Pillay has also been sufficiently bold or impertinent to make some observations critical of the government with regard to its alleged handling of journalists. However at the same time Pillay herself complained to the Minister of Foreign Affairs (and presumably the President) about three Ministers and the media who she alleges attacked her. Thus evidently, the beliefs of Pillay with regard to the freedom of expression do not include the freedom to criticise herself!
Though she presents herself as a champion of human rights and freedom of expression Pillay has not, to-date, as far as I am aware, made any comments critical of the United States for their disgraceful treatment and harassment of those such as Pfc. Bradley Manning and Edward Snowden. It would be observed that United States of America does not deny the truth of matters disclosed by Manning and by Snowden. Their limitless fury at, Manning and Snowden have nothing to do with the truth of the allegations published by them which they do not deny, but about the fact that they have exposed the guilty secrets of the United States. Of course the United States have not used the word ‘guilty’ – that word was used by me for good reason, for clearly Obama and his minions had no objection to Snowden or Manning disclosing to the world any purported good deed done by the United States but only castigated them for leaking its guilty secrets. The question of why any country must have ‘guilty’ secrets has not been posed by anybody.
Beyond these matters it is evident that Pillay has steered clear of making any kind of attack on, or criticism of India for the massive part played by it in creating our IDP crisis, for arming and training terrorists to commit murder and mayhem on our soil, for invading our country with combat aircraft and preventing us from defeating the Tigers 22 years before they were defeated and being therefore responsible for all the death, destruction and suffering that this country underwent in those 22 years, for the atrocities committed by the Indian Army Of Occupation, euphemistically called the “Indian Peace Keeping Force” and the Indian government-backed theft of our fish by Indian fishermen.
Thus, Pillay has proved herself to be a fraud and a craven coward who is intent on only pleasing the powerful.

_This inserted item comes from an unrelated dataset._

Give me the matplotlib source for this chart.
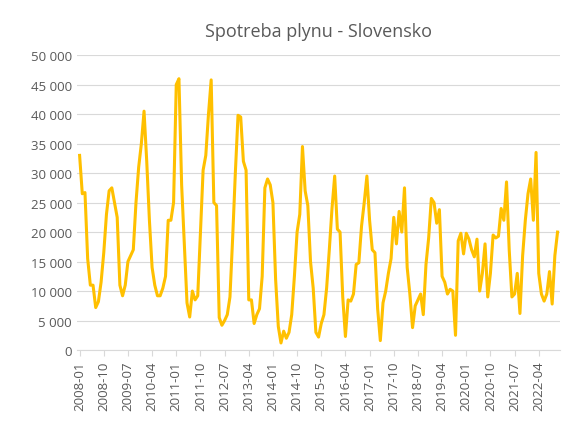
import matplotlib
matplotlib.use("Agg")
import matplotlib.pyplot as plt
import matplotlib.ticker as mticker
import numpy as np

# Monthly gas consumption, 2008-01 .. 2022-11
values = [
    33000, 26500, 26700, 15500, 11000, 11000, 7200, 8200, 11500, 16500, 23000, 27000,
    27500, 25000, 22500, 11000, 9200, 11000, 15000, 16000, 17000, 25000, 31000, 35000,
    40500, 32000, 22000, 14000, 11000, 9200, 9200, 10500, 12500, 22000, 22000, 25000,
    45000, 46000, 28000, 18000, 8000, 5600, 10000, 8500, 9200, 20000, 30500, 33000,
    40000, 45800, 25000, 24500, 5500, 4200, 5000, 6000, 9000, 19000, 30000, 39800,
    39500, 32000, 30500, 8500, 8500, 4500, 6000, 7000, 12500, 27500, 29000, 28000,
    25000, 12000, 4000, 1200, 3200, 2000, 3000, 6000, 12500, 20000, 23000, 34500,
    27000, 24500, 15000, 10500, 3000, 2200, 4500, 6000, 10500, 17000, 24000, 29500,
    20500, 20000, 9000, 2300, 8500, 8300, 9500, 14500, 14800, 21000, 25000, 29500,
    22000, 17000, 16500, 7000, 1600, 8000, 10000, 13000, 15500, 22500, 18000, 23500,
    20000, 27500, 14000, 9500, 3800, 7500, 8500, 9500, 6000, 14500, 19000, 25700,
    25000, 21500, 23800, 12500, 11500, 9500, 10300, 10000, 2500, 18500, 19800, 16300,
    19800, 18800, 17000, 15800, 18800, 10000, 13000, 18000, 9000, 13000, 19500, 19000,
    19300, 24000, 22000, 28500, 17000, 9000, 9500, 13000, 6200, 16000, 22000, 26500,
    29000, 22000, 33500, 13000, 9500, 8300, 9500, 13300, 7800, 16000, 20000,
]
months = [f"{2008 + i // 12}-{i % 12 + 1:02d}" for i in range(len(values))]

plt.rcParams["font.family"] = ["Open Sans", "DejaVu Sans"]
fig = plt.figure(figsize=(5.74, 4.35), dpi=100)
ax = fig.add_axes([0.134, 0.193, 0.842, 0.678])

x = np.arange(len(values))
ax.plot(x, values, color="#FFC000", linewidth=2.2)

ax.set_xlim(-1, len(values))
ax.set_ylim(0, 50000)
ax.set_yticks(np.arange(0, 50001, 5000))
ax.yaxis.set_major_formatter(mticker.FuncFormatter(lambda v, _: f"{int(v):,}".replace(",", " ")))
ax.set_xticks(x[::9])
ax.set_xticklabels(months[::9], rotation=90)
ax.tick_params(axis="both", labelsize=9.5, colors="#595959", length=0)
ax.tick_params(axis="x", length=4, color="#d9d9d9")
ax.grid(axis="y", color="#d9d9d9", linewidth=0.8)
ax.set_axisbelow(True)
for s in ["top", "right", "left"]:
    ax.spines[s].set_visible(False)
ax.spines["bottom"].set_color("#d9d9d9")
ax.set_title("Spotreba plynu - Slovensko", fontsize=13, color="#595959", pad=14)

fig.savefig("out.png", dpi=100)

It may be said that these are matters of history and that what matters now is what action the government must take. I agree to an extent. There is clearly no purpose in merely harking back to the past. However, past mistakes are useful to the extent that there are so many lessons that we could learn from them. One lesson we could learn from our experiences with Pillay are that we must not put our faith in foreigners and indiscriminately invite them to come to our country. Had Pillay wanted to come and see things in our country for herself, there was nothing to prevent her from coming with a tourist visa and going sightseeing as many do.
Secondly, the government must take to heart those criticisms levelled against it which are true, whether they were levelled by Pillay or any one else. One of them is that the government is becoming increasingly authoritarian. That regrettably is an ugly phenomenon that we have seen for over 43 years, particularly since Mrs. Sirimavo Bandaranaike obtained a 2/3 majority in Parliament in 1970 and Sri Lanka descended into the abyss of a dictatorship. It would be good but unlikely that Mahinda Rajapaksa and the powers that be in his government (if there are any but he therein) take these matters to heart and bring back to our country the ‘standards’ which are now as extinct as a dinosaur.